We all think we have a rough idea of what happened 12,000 years ago when people at several different spots around the globe brought plants under cultivation and domesticated animals for transport, food or fiber. But how much do we really know?
Recent research suggests less than we think. For example, why did people domesticate a mere dozen or so of the roughly 200,000 species of wild flowering plants? And why only about five of the 148 species of large wild mammalian herbivores or omnivores? And while we’re at it, why haven’t more species of either plants or animals been domesticated in modern times?
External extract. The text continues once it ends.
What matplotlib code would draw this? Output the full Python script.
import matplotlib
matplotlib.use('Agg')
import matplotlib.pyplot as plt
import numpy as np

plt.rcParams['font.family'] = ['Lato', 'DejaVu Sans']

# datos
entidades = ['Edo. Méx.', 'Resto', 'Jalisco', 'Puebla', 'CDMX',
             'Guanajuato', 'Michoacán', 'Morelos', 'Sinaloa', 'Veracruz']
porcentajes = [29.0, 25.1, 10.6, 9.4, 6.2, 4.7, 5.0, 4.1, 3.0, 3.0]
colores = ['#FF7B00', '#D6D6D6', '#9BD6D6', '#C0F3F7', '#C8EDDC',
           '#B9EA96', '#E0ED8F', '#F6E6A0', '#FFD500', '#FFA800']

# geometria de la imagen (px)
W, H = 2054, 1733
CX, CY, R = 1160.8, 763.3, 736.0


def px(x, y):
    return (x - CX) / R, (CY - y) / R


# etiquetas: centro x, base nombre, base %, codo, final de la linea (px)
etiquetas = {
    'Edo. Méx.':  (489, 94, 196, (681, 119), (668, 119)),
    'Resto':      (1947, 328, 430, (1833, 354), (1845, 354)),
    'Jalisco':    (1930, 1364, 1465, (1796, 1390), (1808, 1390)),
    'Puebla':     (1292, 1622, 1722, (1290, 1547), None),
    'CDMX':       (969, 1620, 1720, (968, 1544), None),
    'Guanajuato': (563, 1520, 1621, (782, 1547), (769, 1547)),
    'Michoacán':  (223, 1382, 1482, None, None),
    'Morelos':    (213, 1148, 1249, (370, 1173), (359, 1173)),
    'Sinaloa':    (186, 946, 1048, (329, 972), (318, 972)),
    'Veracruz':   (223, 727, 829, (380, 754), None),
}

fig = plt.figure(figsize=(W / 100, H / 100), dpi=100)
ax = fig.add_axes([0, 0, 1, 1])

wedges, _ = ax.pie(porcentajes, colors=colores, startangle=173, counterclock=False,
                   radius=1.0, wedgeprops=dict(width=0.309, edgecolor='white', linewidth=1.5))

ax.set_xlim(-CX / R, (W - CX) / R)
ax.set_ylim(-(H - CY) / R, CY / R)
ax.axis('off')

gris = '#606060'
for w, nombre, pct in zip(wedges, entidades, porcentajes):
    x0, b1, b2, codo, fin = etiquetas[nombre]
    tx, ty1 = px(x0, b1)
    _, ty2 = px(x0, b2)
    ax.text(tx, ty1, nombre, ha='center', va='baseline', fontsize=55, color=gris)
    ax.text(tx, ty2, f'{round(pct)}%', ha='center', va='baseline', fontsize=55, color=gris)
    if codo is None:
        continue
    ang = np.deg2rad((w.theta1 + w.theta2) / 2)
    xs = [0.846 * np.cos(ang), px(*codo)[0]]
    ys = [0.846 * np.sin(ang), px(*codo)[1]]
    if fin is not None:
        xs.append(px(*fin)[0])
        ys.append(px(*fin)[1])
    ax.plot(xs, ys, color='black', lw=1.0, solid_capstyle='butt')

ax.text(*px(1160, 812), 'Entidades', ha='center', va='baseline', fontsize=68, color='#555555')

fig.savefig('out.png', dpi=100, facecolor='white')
If nothing else, the tiny percentages of domesticates suggests there are limitations to human agency, and that it almost certainly is not true that people can step in and completely remodel through artificial selection an organism shaped for millennia by natural selection.
The small number of domesticates is just one of many questions raised in a special issue of the Proceedings of the National Academy of Sciences published online April 21.
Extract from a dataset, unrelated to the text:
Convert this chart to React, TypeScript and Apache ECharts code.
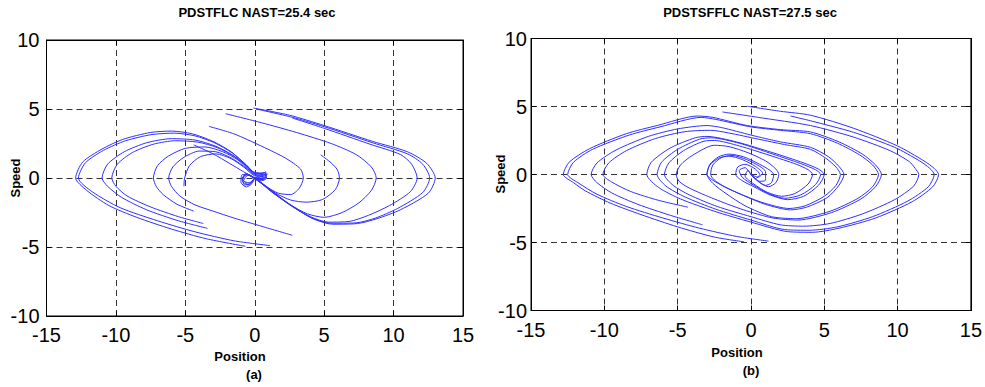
import React, { useEffect, useRef } from 'react';
import * as echarts from 'echarts';

// ---------- axis settings ----------
const xMin = -15, xMax = 15, xStep = 5;
const yMin = -10, yMax = 10, yStep = 5;
const titles = ['PDSTFLC NAST=25.4 sec', 'PDSTSFFLC NAST=27.5 sec'];
const subLabels = ['(a)', '(b)'];
const xName = 'Position';
const yName = 'Speed';

// ---------- panel (a) trajectories: [position, speed] ----------
const aU1 = [[-0.1,5.07],[2.5,4.55],[5,3.8],[8.5,2.65],[11,1.9],[12.4,1.05],[13.0,0],[12.5,-1.1],[10.5,-2.3],[8.8,-2.95],[7.4,-3.3],[5.6,-3.35],[4.2,-2.95],[2.8,-2.1],[1.5,-1.15],[0.5,-0.35],[-0.4,0.2],[-0.9,0.25],[-1.0,-0.3],[-0.6,-0.65],[-0.2,-0.4],[0,0]];
const aU2 = [[0.1,5.0],[2.7,4.4],[5,3.72],[8.5,2.55],[11,1.75],[12.1,1.0],[12.6,0],[12.1,-1.05],[10.3,-2.2],[8.7,-2.9],[7.3,-3.25],[5.5,-3.28],[4.1,-2.9],[2.7,-2.05],[1.4,-1.1],[0.4,-0.3],[-0.5,0.25],[-0.9,0],[-0.75,-0.5],[-0.35,-0.45],[0,0]];
const aU3 = [[2.7,4.35],[5,3.6],[8.3,2.45],[10.5,1.7],[11.3,1.0],[11.7,0],[11.2,-1.0],[9.7,-2.0],[8.2,-2.7],[6.8,-3.15],[5.3,-3.2],[4.0,-2.8],[2.6,-2.0],[1.3,-1.05],[0.3,-0.25],[-0.6,0.3],[-0.85,-0.1],[-0.5,-0.45],[0,0]];
const aU4 = [[-2.1,4.66],[0.5,4.0],[3,3.3],[5.5,2.5],[7.3,1.7],[8.4,0.8],[8.75,0],[8.4,-0.9],[7.5,-1.8],[6.3,-2.5],[5,-2.85],[3.8,-2.6],[2.5,-1.9],[1.2,-1.0],[0.3,-0.25],[-0.7,0.3],[-0.9,-0.2],[-0.5,-0.5],[0,0]];
const aU5 = [[4.75,1.68],[5.5,1.1],[5.95,0.6],[6.1,0],[5.8,-0.85],[4.85,-1.57],[3.7,-1.75],[2.6,-1.6],[1.5,-1.1],[0.5,-0.4],[-0.5,0.2],[-0.8,-0.2],[-0.4,-0.35],[0,0]];
const aU6 = [[-3.3,3.74],[-1.5,3.2],[0.5,2.3],[2.2,1.45],[3.3,0.65],[3.5,0],[3.2,-0.75],[2.6,-1.2],[1.7,-1.1],[0.8,-0.6],[0,0]];
const aU7 = [[-4.4,2.4],[-3,1.75],[-1.8,1.05],[-0.8,0.45],[0,0]];
const aL1 = [[-0.67,-4.95],[-3.5,-4.4],[-6,-3.7],[-8.5,-2.85],[-10.5,-2.0],[-12.1,-0.9],[-12.9,0],[-12.4,1.15],[-11,2.1],[-9.5,2.8],[-7.5,3.3],[-6,3.4],[-4.5,3.2],[-3,2.65],[-1.7,1.9],[-0.7,1.0],[0,0.3],[0.7,0.4],[0.85,0],[0.5,-0.2],[0,0]];
const aL2 = [[1.1,-4.9],[-1.5,-4.55],[-4.3,-3.9],[-7,-3.1],[-9.7,-2.15],[-11.7,-1.0],[-12.7,0],[-12.2,1.1],[-10.9,2.0],[-9.3,2.7],[-7.4,3.15],[-5.8,3.25],[-4.3,3.05],[-2.9,2.55],[-1.6,1.8],[-0.6,0.95],[0.1,0.3],[0.8,0.3],[0.7,-0.1],[0,0]];
const aL3 = [[-3.4,-3.65],[-5.5,-3.1],[-7.8,-2.3],[-9.6,-1.4],[-10.6,-0.6],[-11.0,0],[-10.6,1.0],[-9.4,1.9],[-7.8,2.55],[-6,2.85],[-4.3,2.75],[-2.8,2.3],[-1.5,1.6],[-0.5,0.8],[0.2,0.2],[0.8,0.45],[0.7,0],[0.3,-0.15],[0,0]];
const aL4 = [[-3.7,-3.3],[-5.5,-2.8],[-7.5,-2.1],[-9.2,-1.3],[-10.0,-0.6],[-10.3,0],[-9.9,1.0],[-8.8,1.85],[-7.3,2.45],[-5.7,2.7],[-4.1,2.6],[-2.7,2.2],[-1.4,1.5],[-0.4,0.7],[0.3,0.2],[0.9,0.3],[0.6,-0.1],[0,0]];
const aL5 = [[-4.4,-2.4],[-5.6,-1.9],[-6.6,-1.2],[-7.1,-0.6],[-7.3,0],[-7.0,0.9],[-6.2,1.6],[-5.0,2.15],[-3.6,2.25],[-2.3,1.9],[-1.2,1.3],[-0.3,0.5],[0.5,0.3],[0.6,-0.05],[0,0]];
const aL6 = [[2.7,-4.15],[0.5,-3.5],[-1.5,-2.9],[-3,-2.4],[-4.3,-1.95],[-5.4,-1.3],[-6.0,-0.6],[-6.2,0],[-5.9,0.8],[-5.1,1.5],[-4.0,1.95],[-2.8,1.9],[-1.6,1.4],[-0.6,0.7],[0.2,0.15],[0.7,0.2],[0.5,-0.1],[0,0]];
const aL7 = [[-5.1,-0.6],[-5.05,0],[-4.7,0.9],[-3.9,1.55],[-2.8,1.75],[-1.7,1.4],[-0.8,0.8],[0,0.15],[0.6,0.1],[0,0]];

// ---------- panel (b) trajectories: [position, speed] ----------
const bTA = [[-0.25,5.02],[2,4.65],[4.06,4.36],[7,3.4],[10,2.1],[11.8,1.0],[12.5,0.45],[12.8,0],[12.4,-0.9],[11,-2.0],[8.5,-3.2],[6,-3.95],[4.2,-4.25],[2.5,-4.2],[0,-3.5],[-2.5,-2.7],[-4.8,-1.8],[-6.3,-0.95],[-7.1,0],[-6.8,0.9],[-5.5,1.95],[-3.8,2.7],[-3,2.8],[-1,2.4],[1.5,1.6],[3.6,0.85],[4.6,0.4],[5.0,0],[4.6,-0.8],[3.6,-1.6],[2.5,-1.85],[1.3,-1.5],[0.2,-0.9],[-0.6,-0.45],[-1.04,0],[-0.9,0.55],[-0.4,0.75],[0.3,0.4],[0.6,0],[0.3,-0.3],[0,0]];
const bTB = [[2.7,4.3],[4.06,3.95],[7,3.1],[9.8,2.0],[11.5,1.0],[12.2,0.45],[12.5,0],[12.1,-0.9],[10.7,-1.95],[8.3,-3.1],[5.9,-3.85],[4,-4.1],[2.3,-4.05],[0,-3.35],[-2.4,-2.55],[-4.5,-1.65],[-5.8,-0.85],[-6.4,0],[-6.1,0.9],[-5,1.85],[-3.5,2.6],[-2.7,2.7],[-0.8,2.3],[1.5,1.5],[3.4,0.8],[4.4,0.35],[4.75,0],[4.4,-0.75],[3.4,-1.5],[2.3,-1.75],[1.2,-1.4],[0.2,-0.8],[-0.6,-0.2],[-0.8,0.3],[-0.4,0.5],[0,0]];
const bTC = [[-1.95,4.6],[0.5,4.2],[4.06,3.6],[7,2.75],[9.5,1.75],[10.8,0.95],[11.2,0.45],[11.45,0],[11.1,-0.85],[9.8,-1.85],[7.6,-2.9],[5.4,-3.6],[3.6,-3.8],[2,-3.7],[0,-3.1],[-2.3,-2.35],[-4.2,-1.5],[-5.3,-0.8],[-5.9,0],[-5.6,0.85],[-4.6,1.75],[-3.2,2.45],[-2.5,2.5],[-0.8,2.1],[1.3,1.4],[3.1,0.75],[3.9,0.35],[4.2,0],[3.9,-0.7],[3.0,-1.4],[2.1,-1.6],[1.1,-1.3],[0.2,-0.7],[-0.4,-0.1],[-0.2,0.3],[0,0]];
const bBA = [[-0.48,-4.95],[-2.5,-4.6],[-5,-3.85],[-7.5,-2.95],[-9.6,-2.1],[-11.3,-1.2],[-12.1,-0.6],[-12.8,0],[-12.4,0.9],[-11,1.9],[-8.5,3.0],[-6.4,3.6],[-3.65,4.3],[-2.6,4.2],[-0.25,3.6],[2,3.3],[4.06,3.13],[6,2.4],[7.6,1.5],[8.5,0.7],[8.9,0],[8.5,-0.9],[7.5,-1.8],[5.5,-2.8],[3.2,-3.35],[1.5,-3.2],[-0.5,-2.6],[-2.5,-1.8],[-4.2,-1.0],[-4.9,-0.5],[-5.1,0],[-4.8,0.7],[-4,1.4],[-2.5,2.15],[-1.5,2.05],[-0.2,1.6],[1,1.0],[1.7,0.4],[1.9,0],[1.7,-0.6],[1.2,-0.9],[0.6,-0.6],[0,0]];
const bBB = [[1.2,-4.9],[-1,-4.55],[-3.5,-3.95],[-6,-3.2],[-8.5,-2.35],[-10.5,-1.45],[-11.8,-0.6],[-12.5,0],[-12.1,0.9],[-10.8,1.85],[-8.3,2.9],[-6.2,3.5],[-3.4,4.2],[-2.4,4.05],[0,3.5],[2,3.25],[4.06,3.0],[5.9,2.3],[7.4,1.45],[8.3,0.7],[8.7,0],[8.3,-0.9],[7.3,-1.75],[5.4,-2.7],[3.1,-3.25],[1.4,-3.1],[-0.4,-2.3],[-1.7,-1.4],[-2.6,-0.65],[-3.0,0],[-2.8,0.75],[-2.2,1.3],[-1.5,1.5],[-0.5,1.3],[0.6,0.75],[1.3,0.3],[1.55,0],[1.4,-0.6],[1.0,-0.8],[0.5,-0.5],[0,0]];
const bBC = [[-3.3,-3.7],[-5.5,-3.0],[-7.7,-2.2],[-9.5,-1.35],[-10.5,-0.6],[-10.9,0],[-10.5,0.85],[-9.2,1.8],[-7,2.8],[-5,3.35],[-3,3.6],[-2,3.45],[0,2.9],[2,2.4],[4.06,2.0],[5.3,1.3],[6,0.6],[6.35,0],[6.0,-0.8],[5.2,-1.7],[3.8,-2.4],[2.7,-2.6],[1,-2.2],[-0.6,-1.5],[-1.8,-0.9],[-2.5,-0.4],[-2.75,0],[-2.6,0.7],[-2.0,1.25],[-1.3,1.4],[-0.3,1.1],[0.6,0.6],[1.0,0.2],[1.0,-0.42],[0.6,-0.5],[0,0]];
const bBD = [[-4.3,-2.4],[-6.3,-1.9],[-8.2,-1.25],[-9.5,-0.55],[-10.1,0],[-9.7,0.85],[-8.5,1.75],[-6.5,2.65],[-4.5,3.15],[-2.75,3.25],[-1.5,3.05],[0.5,2.6],[2.3,2.2],[4.06,1.85],[5.1,1.2],[5.8,0.55],[6.1,0],[5.8,-0.8],[5.0,-1.6],[3.7,-2.3],[2.6,-2.5],[0.9,-2.1],[-0.7,-1.45],[-1.9,-0.85],[-2.7,-0.35],[-3.0,0],[-2.8,0.7],[-2.2,1.2],[-1.5,1.35],[-0.6,1.1],[0.3,0.6],[0.8,0.1],[0.5,-0.2],[0,0]];

const panelA = [aU1, aU2, aU3, aU4, aU5, aU6, aU7, aL1, aL2, aL3, aL4, aL5, aL6, aL7];
const panelB = [bTA, bTB, bTC, bBA, bBB, bBC, bBD];

const FONT = '"Liberation Sans", Arial, Helvetica, sans-serif';
const LINE_COLOR = '#3030ff';

function buildOption() {
  const grids = [
    { left: 46.5, top: 40, width: 416.5, height: 276 },
    { left: 531, top: 38.5, width: 440, height: 272 },
  ].map((g) => ({ ...g, show: true, borderColor: '#000', borderWidth: 1, backgroundColor: 'transparent' }));

  const tick = { show: true, inside: true, length: 5, lineStyle: { color: '#000', width: 1 } };
  const split = { show: true, lineStyle: { color: '#333', type: [6, 4], width: 1 } };
  const label = { show: true, color: '#000', fontSize: 20, fontFamily: FONT };

  const xAxis: any[] = [];
  const yAxis: any[] = [];
  [0, 1].forEach((gi) => {
    xAxis.push({
      gridIndex: gi, type: 'value', min: xMin, max: xMax, interval: xStep, position: 'bottom',
      axisLine: { show: true, onZero: false, lineStyle: { color: '#000', width: 1 } },
      axisTick: tick, axisLabel: { ...label, margin: 9 }, splitLine: split,
    });
    xAxis.push({
      gridIndex: gi, type: 'value', min: xMin, max: xMax, interval: xStep, position: 'top',
      axisLine: { show: true, onZero: false, lineStyle: { color: '#000', width: 1 } },
      axisTick: tick, axisLabel: { show: false }, splitLine: { show: false },
    });
    yAxis.push({
      gridIndex: gi, type: 'value', min: yMin, max: yMax, interval: yStep, position: 'left',
      axisLine: { show: true, onZero: false, lineStyle: { color: '#000', width: 1 } },
      axisTick: tick, axisLabel: { ...label, margin: gi === 0 ? 7 : 4 }, splitLine: split,
    });
    yAxis.push({
      gridIndex: gi, type: 'value', min: yMin, max: yMax, interval: yStep, position: 'right',
      axisLine: { show: true, onZero: false, lineStyle: { color: '#000', width: 1 } },
      axisTick: tick, axisLabel: { show: false }, splitLine: { show: false },
    });
  });

  const mk = (data: number[][], gi: number) => ({
    type: 'line', data, xAxisIndex: gi * 2, yAxisIndex: gi * 2,
    showSymbol: false, symbol: 'none', smooth: 0.25, silent: true,
    lineStyle: { color: LINE_COLOR, width: 1 },
  });
  const series = [
    ...panelA.map((d) => mk(d, 0)),
    ...panelB.map((d) => mk(d, 1)),
  ];

  const txt = (x: number, y: number, text: string, font: string, rotation = 0) => ({
    type: 'text', x, y, rotation, silent: true,
    style: { text, font, fill: '#000', align: 'center', verticalAlign: 'middle', textAlign: 'center', textVerticalAlign: 'middle' },
  });
  const bold = `bold 13px ${FONT}`;
  const graphic = [
    txt(257, 12, titles[0], bold),
    txt(750, 12, titles[1], bold),
    txt(240, 356, xName, bold),
    txt(254, 374, subLabels[0], bold),
    txt(737, 352, xName, bold),
    txt(751, 370, subLabels[1], bold),
    txt(15, 178, yName, bold, Math.PI / 2),
    txt(500, 174, yName, bold, Math.PI / 2),
  ];

  return { animation: false, backgroundColor: '#fff', grid: grids, xAxis, yAxis, series, graphic };
}

export default function App() {
  const ref = useRef<HTMLDivElement>(null);
  useEffect(() => {
    if (!ref.current) return;
    const chart = echarts.init(ref.current, undefined, { renderer: 'svg' });
    chart.setOption(buildOption() as any);
    return () => chart.dispose();
  }, []);
  return (
    <div
      ref={ref}
      style={{ position: 'absolute', left: 0, top: 0, width: 985, height: 387, background: '#fff' }}
    />
  );
}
The issue is the product of a 2011 meeting of scholars with an interest in domestication at the National Evolutionary Synthesis Center, a nonprofit science center jointly operated by Duke University, the University of North Carolina at Chapel Hill and North Carolina State University.
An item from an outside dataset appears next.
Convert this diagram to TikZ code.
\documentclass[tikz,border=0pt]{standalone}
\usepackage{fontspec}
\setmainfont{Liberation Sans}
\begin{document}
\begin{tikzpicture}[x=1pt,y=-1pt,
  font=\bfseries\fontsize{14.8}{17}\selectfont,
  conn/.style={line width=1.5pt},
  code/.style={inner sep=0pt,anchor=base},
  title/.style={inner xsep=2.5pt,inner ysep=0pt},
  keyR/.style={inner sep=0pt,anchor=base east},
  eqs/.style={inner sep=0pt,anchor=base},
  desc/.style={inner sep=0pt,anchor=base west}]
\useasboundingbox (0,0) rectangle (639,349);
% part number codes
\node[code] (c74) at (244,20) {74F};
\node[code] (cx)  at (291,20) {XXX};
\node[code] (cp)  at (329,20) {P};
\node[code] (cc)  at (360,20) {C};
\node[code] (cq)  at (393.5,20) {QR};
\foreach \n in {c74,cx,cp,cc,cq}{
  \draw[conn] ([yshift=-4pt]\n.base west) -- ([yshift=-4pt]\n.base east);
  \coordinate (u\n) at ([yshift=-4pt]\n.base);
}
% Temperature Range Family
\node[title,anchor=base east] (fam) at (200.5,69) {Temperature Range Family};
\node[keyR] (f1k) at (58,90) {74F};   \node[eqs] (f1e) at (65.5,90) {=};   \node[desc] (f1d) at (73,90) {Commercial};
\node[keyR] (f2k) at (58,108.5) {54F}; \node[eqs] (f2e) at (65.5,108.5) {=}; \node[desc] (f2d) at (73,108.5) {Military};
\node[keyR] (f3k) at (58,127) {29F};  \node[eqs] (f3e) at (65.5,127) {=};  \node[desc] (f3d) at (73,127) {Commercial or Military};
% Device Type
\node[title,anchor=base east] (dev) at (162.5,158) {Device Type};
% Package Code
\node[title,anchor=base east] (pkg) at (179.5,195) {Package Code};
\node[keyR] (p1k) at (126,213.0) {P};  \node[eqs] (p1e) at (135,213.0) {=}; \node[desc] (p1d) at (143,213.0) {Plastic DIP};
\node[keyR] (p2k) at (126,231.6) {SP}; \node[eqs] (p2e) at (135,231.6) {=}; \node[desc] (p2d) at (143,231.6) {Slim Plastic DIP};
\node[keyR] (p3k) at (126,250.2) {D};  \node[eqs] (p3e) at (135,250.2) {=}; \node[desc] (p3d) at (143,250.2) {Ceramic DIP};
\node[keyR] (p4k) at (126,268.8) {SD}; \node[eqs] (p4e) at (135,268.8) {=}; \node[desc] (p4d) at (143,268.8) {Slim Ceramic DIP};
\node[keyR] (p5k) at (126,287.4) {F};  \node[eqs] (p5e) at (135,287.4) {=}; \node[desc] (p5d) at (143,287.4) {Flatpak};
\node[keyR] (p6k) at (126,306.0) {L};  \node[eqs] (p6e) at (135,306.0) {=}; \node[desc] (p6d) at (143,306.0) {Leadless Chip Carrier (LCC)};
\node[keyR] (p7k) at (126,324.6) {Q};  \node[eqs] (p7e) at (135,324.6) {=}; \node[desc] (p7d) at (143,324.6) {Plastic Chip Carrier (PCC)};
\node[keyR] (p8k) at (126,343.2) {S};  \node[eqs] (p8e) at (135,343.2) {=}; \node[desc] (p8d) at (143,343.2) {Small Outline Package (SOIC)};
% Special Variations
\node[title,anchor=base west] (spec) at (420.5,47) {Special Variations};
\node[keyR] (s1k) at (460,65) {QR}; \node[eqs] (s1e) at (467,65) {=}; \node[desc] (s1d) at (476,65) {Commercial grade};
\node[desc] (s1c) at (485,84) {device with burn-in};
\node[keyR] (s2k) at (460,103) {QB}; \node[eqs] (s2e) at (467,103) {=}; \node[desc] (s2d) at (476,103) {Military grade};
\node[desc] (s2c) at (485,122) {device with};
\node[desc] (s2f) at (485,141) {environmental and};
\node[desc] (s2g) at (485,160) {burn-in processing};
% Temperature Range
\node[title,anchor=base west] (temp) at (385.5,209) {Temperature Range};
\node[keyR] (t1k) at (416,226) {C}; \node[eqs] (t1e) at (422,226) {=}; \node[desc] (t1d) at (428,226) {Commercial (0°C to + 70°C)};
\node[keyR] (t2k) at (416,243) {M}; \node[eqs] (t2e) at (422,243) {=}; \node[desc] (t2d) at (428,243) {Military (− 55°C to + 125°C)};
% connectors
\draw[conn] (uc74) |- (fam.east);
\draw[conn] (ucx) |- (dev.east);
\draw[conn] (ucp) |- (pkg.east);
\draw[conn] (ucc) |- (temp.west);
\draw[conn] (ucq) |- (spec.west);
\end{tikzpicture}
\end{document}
Of the 25 scholars at the conference, two were from Washington University in St. Louis: Arts & Sciences’ Fiona Marshall, PhD, professor of archaeology, who studies animal domestication, and Kenneth Olsen, PhD, associate professor of biology, who studies plant domestication.
Both Marshall and Olsen are currently engaged in research on the crumbling margins of domestication where questions about this evolutionary process loom the largest.